Pressure on Israel has been stronger in the last week, as State Department officials have openly questioned Sharon’s tactics. Most worrisome, from Washington’s perspective, were Sharon’s comments last week that peace talks cannot resume until Israel hits the Palestinians so hard that they realize the strategy of violence and terror is counterproductive.

“Prime Minister Sharon has to take a hard look at his policies to see whether they will work,” Powell said March 6 before a House subcommittee. “If you declare war against the Palestinians thinking that you can solve the problem by seeing how many Palestinians can be killed, I don’t know that that leads us anywhere.”

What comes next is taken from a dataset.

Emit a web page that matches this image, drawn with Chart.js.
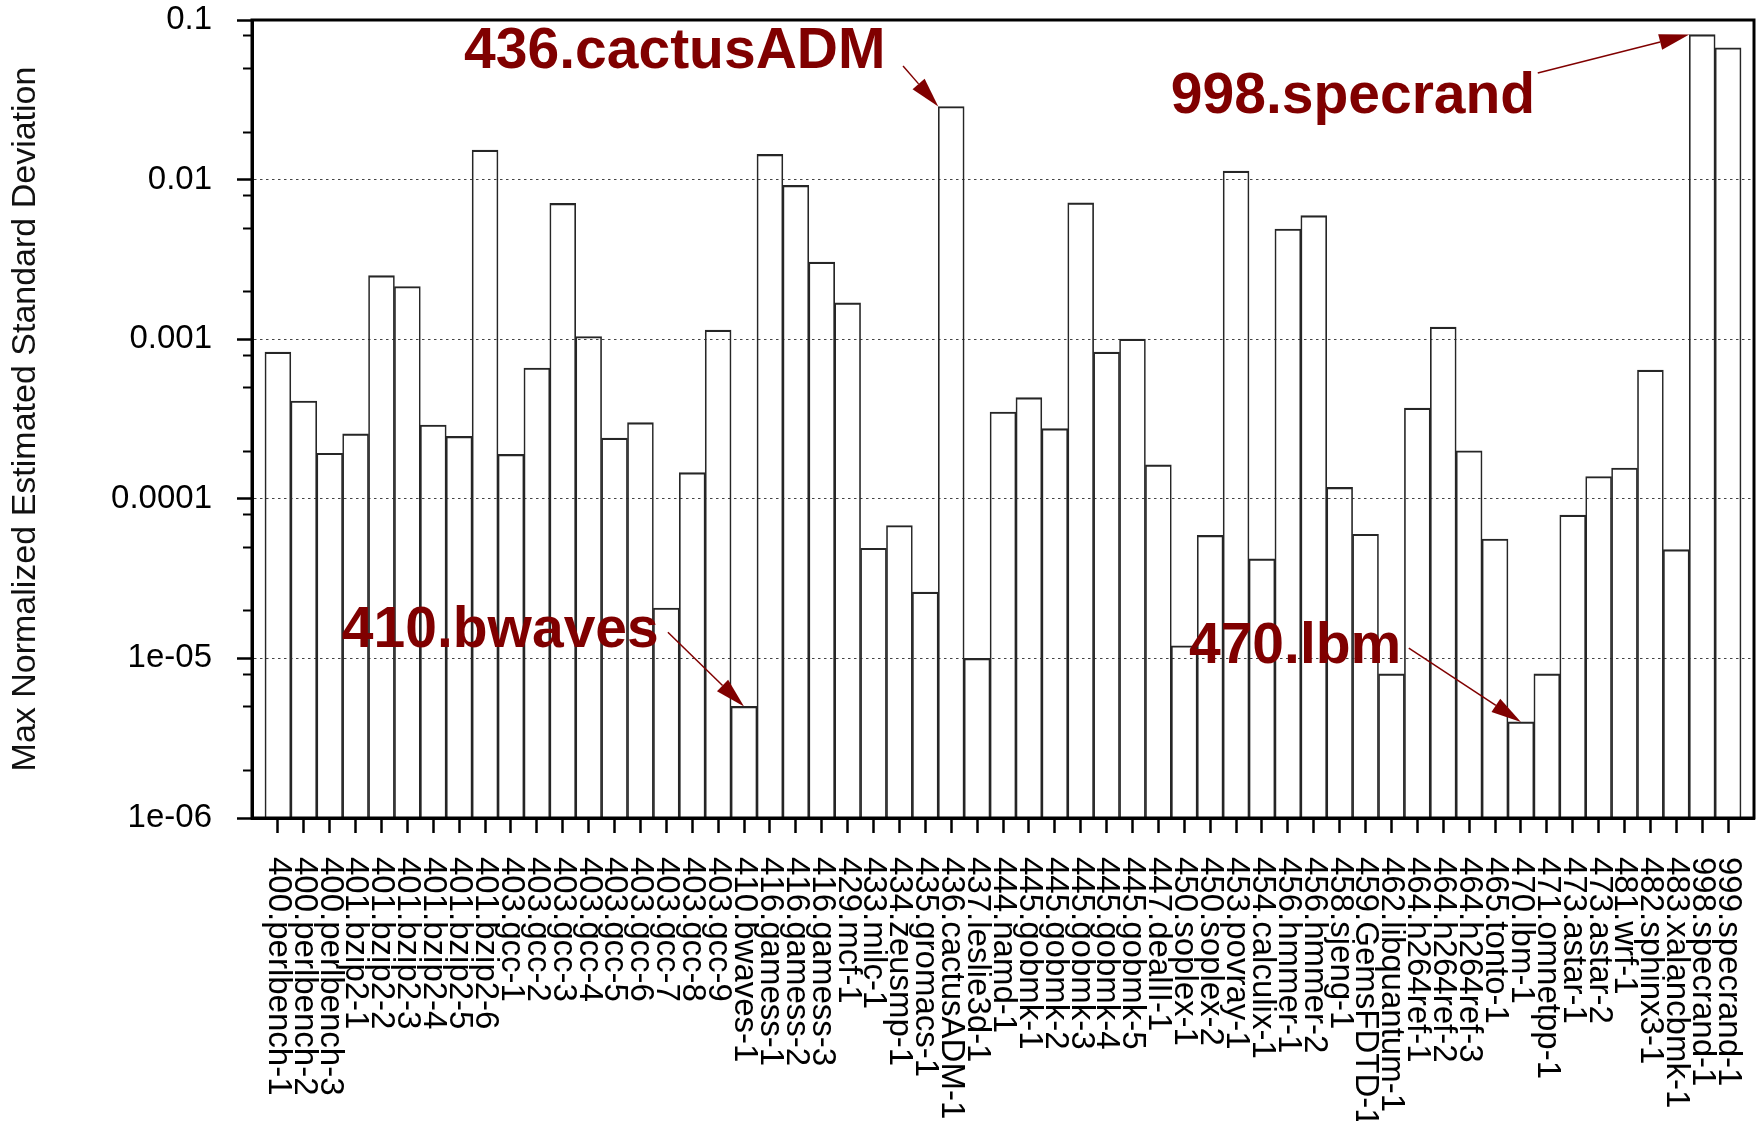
<!DOCTYPE html>
<html>
<head>
<meta charset="utf-8">
<script src="https://cdn.jsdelivr.net/npm/chart.js@4.4.1/dist/chart.umd.min.js"></script>
<style>
  html, body { margin: 0; padding: 0; background: #fff; }
  #wrap { width: 1763px; height: 1121px; }
</style>
</head>
<body>
<div id="wrap"><canvas id="myChart"></canvas></div>
<script>
const categories = [
  '400.perlbench-1', '400.perlbench-2', '400.perlbench-3',
  '401.bzip2-1', '401.bzip2-2', '401.bzip2-3', '401.bzip2-4', '401.bzip2-5', '401.bzip2-6',
  '403.gcc-1', '403.gcc-2', '403.gcc-3', '403.gcc-4', '403.gcc-5', '403.gcc-6', '403.gcc-7', '403.gcc-8', '403.gcc-9',
  '410.bwaves-1', '416.gamess-1', '416.gamess-2', '416.gamess-3', '429.mcf-1', '433.milc-1',
  '434.zeusmp-1', '435.gromacs-1', '436.cactusADM-1', '437.leslie3d-1', '444.namd-1',
  '445.gobmk-1', '445.gobmk-2', '445.gobmk-3', '445.gobmk-4', '445.gobmk-5', '447.dealII-1',
  '450.soplex-1', '450.soplex-2', '453.povray-1', '454.calculix-1', '456.hmmer-1', '456.hmmer-2',
  '458.sjeng-1', '459.GemsFDTD-1', '462.libquantum-1', '464.h264ref-1', '464.h264ref-2', '464.h264ref-3',
  '465.tonto-1', '470.lbm-1', '471.omnetpp-1', '473.astar-1', '473.astar-2', '481.wrf-1',
  '482.sphinx3-1', '483.xalancbmk-1', '998.specrand-1', '999.specrand-1'
];

const values = [
  8.3e-4, 4.1e-4, 1.93e-4,
  2.55e-4, 2.5e-3, 2.14e-3, 2.9e-4, 2.46e-4, 1.53e-2,
  1.9e-4, 6.6e-4, 7.1e-3, 1.04e-3, 2.4e-4, 3.0e-4, 2.07e-5, 1.46e-4, 1.14e-3,
  5.0e-6, 1.44e-2, 9.2e-3, 3.04e-3, 1.69e-3, 4.9e-5,
  6.8e-5, 2.6e-5, 2.87e-2, 1.0e-5, 3.5e-4,
  4.3e-4, 2.75e-4, 7.15e-3, 8.3e-4, 1.0e-3, 1.63e-4,
  1.2e-5, 5.9e-5, 1.13e-2, 4.2e-5, 4.9e-3, 5.95e-3,
  1.18e-4, 6.0e-5, 8.0e-6, 3.7e-4, 1.19e-3, 2.0e-4,
  5.6e-5, 4.0e-6, 8.0e-6, 7.9e-5, 1.38e-4, 1.56e-4,
  6.4e-4, 4.8e-5, 8.1e-2, 6.7e-2
];

const yMajorTicks = [1e-6, 1e-5, 1e-4, 1e-3, 1e-2, 1e-1];
const yMajorLabels = ['1e-06', '1e-05', '0.0001', '0.001', '0.01', '0.1'];
const yMinorSteps = [2, 5, 8];

// callouts: text anchor and arrow tail in data units, arrow points at a bar top
const notes = [
  { text: '436.cactusADM', bar: 26, tipDx: -0.5, textAt: [7.19, 0.050], tailAt: [24.14, 0.0515] },
  { text: '998.specrand', bar: 55, tipDx: -0.5, textAt: [34.48, 0.0261], tailAt: [48.65, 0.0466] },
  { text: '410.bwaves', bar: 18, tipDx: 0, textAt: [2.47, 1.18e-5], tailAt: [15.06, 1.46e-5] },
  { text: '470.lbm', bar: 48, tipDx: 0, textAt: [35.18, 9.35e-6], tailAt: [43.67, 1.16e-5] }
];

const FONT = '"Liberation Sans", Arial, Helvetica, sans-serif';
const minorTicks = [];
yMajorTicks.slice(0, -1).forEach(m => yMinorSteps.forEach(s => minorTicks.push(m * s)));

const extras = {
  id: 'extras',
  afterDatasetsDraw(chart) {
    const {ctx, chartArea: a, scales: {x, y}} = chart;
    ctx.save();
    // short minor ticks on the y axis
    ctx.strokeStyle = '#000';
    ctx.lineWidth = 2;
    minorTicks.forEach(v => {
      const py = Math.round(y.getPixelForValue(v)) + 0.5;
      ctx.beginPath();
      ctx.moveTo(a.left - 9, py);
      ctx.lineTo(a.left, py);
      ctx.stroke();
    });
    // frame
    ctx.lineWidth = 3;
    ctx.strokeRect(a.left, a.top, a.right - a.left, a.bottom - a.top);

    // callouts
    ctx.fillStyle = '#800000';
    ctx.strokeStyle = '#800000';
    notes.forEach(n => {
      ctx.font = 'bold 57px ' + FONT;
      ctx.textAlign = 'left';
      ctx.textBaseline = 'alphabetic';
      ctx.fillText(n.text, x.getPixelForValue(n.textAt[0]), y.getPixelForValue(n.textAt[1]));

      const x0 = x.getPixelForValue(n.tailAt[0]), y0 = y.getPixelForValue(n.tailAt[1]);
      const x1 = x.getPixelForValue(n.bar + n.tipDx), y1 = y.getPixelForValue(values[n.bar]);
      const ang = Math.atan2(y1 - y0, x1 - x0);
      const len = 30, half = 8;
      const bx = x1 - len * Math.cos(ang), by = y1 - len * Math.sin(ang);
      ctx.lineWidth = 1.5;
      ctx.beginPath();
      ctx.moveTo(x0, y0);
      ctx.lineTo(bx, by);
      ctx.stroke();
      ctx.beginPath();
      ctx.moveTo(x1, y1);
      ctx.lineTo(bx + half * Math.sin(ang), by - half * Math.cos(ang));
      ctx.lineTo(bx - half * Math.sin(ang), by + half * Math.cos(ang));
      ctx.closePath();
      ctx.fill();
    });
    ctx.restore();
  },
  afterDraw(chart) {
    // category labels, rotated clockwise, reading downwards
    const {ctx, chartArea: a, scales: {x}} = chart;
    ctx.save();
    ctx.font = '33px ' + FONT;
    ctx.fillStyle = '#000';
    ctx.textAlign = 'left';
    ctx.textBaseline = 'middle';
    categories.forEach((c, i) => {
      ctx.save();
      ctx.translate(x.getPixelForValue(i), a.bottom + 39);
      ctx.rotate(Math.PI / 2);
      ctx.fillText(c, 0, 0);
      ctx.restore();
    });
    ctx.restore();
  }
};

const ctx = document.getElementById('myChart').getContext('2d');

const myChart = new Chart(ctx, {
  type: 'bar',
  data: {
    datasets: [{
      data: categories.map((c, i) => ({ x: i, y: values[i] })),
      backgroundColor: 'rgba(0,0,0,0)',
      borderColor: '#262626',
      borderWidth: { top: 1.5, left: 1, right: 1, bottom: 0 },
      barPercentage: 1,
      categoryPercentage: 1
    }]
  },
  options: {
    responsive: true,
    maintainAspectRatio: false,
    animation: false,
    layout: { padding: { top: 20, right: 9, bottom: 0, left: 0 } },
    scales: {
      x: {
        type: 'linear',
        min: -1,
        max: categories.length,
        offset: false,
        afterBuildTicks: s => { s.ticks = categories.map((c, i) => ({ value: i })); },
        afterFit: s => { s.height = 303; s.paddingLeft = 0; s.paddingRight = 0; },
        grid: {
          offset: false,
          drawOnChartArea: false,
          tickLength: 15,
          tickWidth: 2.5,
          tickColor: '#000'
        },
        border: { color: '#000', width: 3 },
        ticks: { display: false, autoSkip: false }
      },
      y: {
        type: 'logarithmic',
        min: 1e-6,
        max: 0.1,
        afterBuildTicks: s => {
          const t = yMajorTicks.map(v => ({ value: v, major: true }))
            .concat(minorTicks.map(v => ({ value: v, major: false })));
          t.sort((p, q) => p.value - q.value);
          s.ticks = t;
        },
        afterFit: s => { s.width = 252; s.paddingTop = 0; s.paddingBottom = 0; },
        grid: {
          color: c => (c.tick && c.tick.major && c.tick.value > 1.5e-6 && c.tick.value < 0.09) ? '#444' : 'rgba(0,0,0,0)',
          lineWidth: 1,
          tickLength: 15,
          tickWidth: 2.5,
          tickColor: c => (c.tick && c.tick.major) ? '#000' : 'rgba(0,0,0,0)'
        },
        border: { color: '#000', width: 3, dash: [2.5, 3.5] },
        ticks: {
          autoSkip: false,
          padding: 25,
          color: '#000',
          font: { family: FONT, size: 33, lineHeight: 1 },
          callback: function(value) {
            const k = yMajorTicks.findIndex(m => Math.abs(m - value) / m < 1e-6);
            return k >= 0 ? yMajorLabels[k] : '';
          }
        },
        title: {
          display: true,
          text: 'Max Normalized Estimated Standard Deviation',
          color: '#111',
          font: { family: FONT, size: 34 },
          padding: { top: 5, bottom: 0 }
        }
      }
    },
    plugins: {
      legend: { display: false },
      tooltip: { enabled: false }
    }
  },
  plugins: [extras]
});
</script>
</body>
</html>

Analysts say Powell is not the only one to take umbrage at Sharon’s remarks. Since Sharon stated openly that there currently is no diplomatic horizon with the Palestinians, only a military one, dissent has risen markedly among Israelis, who feel Sharon has failed in his primary responsibility to stop Palestinian terror.

“Sharon’s policy was controversial in Israel, and a controversial step to many Americans,” Spiegel said.

Some originally took Powell’s comments, and other State Department rhetoric last week that was critical or Israel, as a sign that the Bush administration was returning to its original policy of “even-handed” condemnation of attacks by either side.

Others worried that Powell’s comments were an attempt to garner Arab support for Cheney’s agenda, reviving images that first made Jewish leaders nervous when the United States courted Arab support for its anti-terror coalition after Sept. 11.

“If you play good cop, bad cop, America can stand strong with Israel but have a corridor for the Arab world,” JINSA’s Neumann said. “That corridor is the State Department.”

But many feel Sharon’s comments warranted a rebuke.

“Clearly the situation, coupled by Sharon’s comments, forced Powell’s hand,” Makovsky said.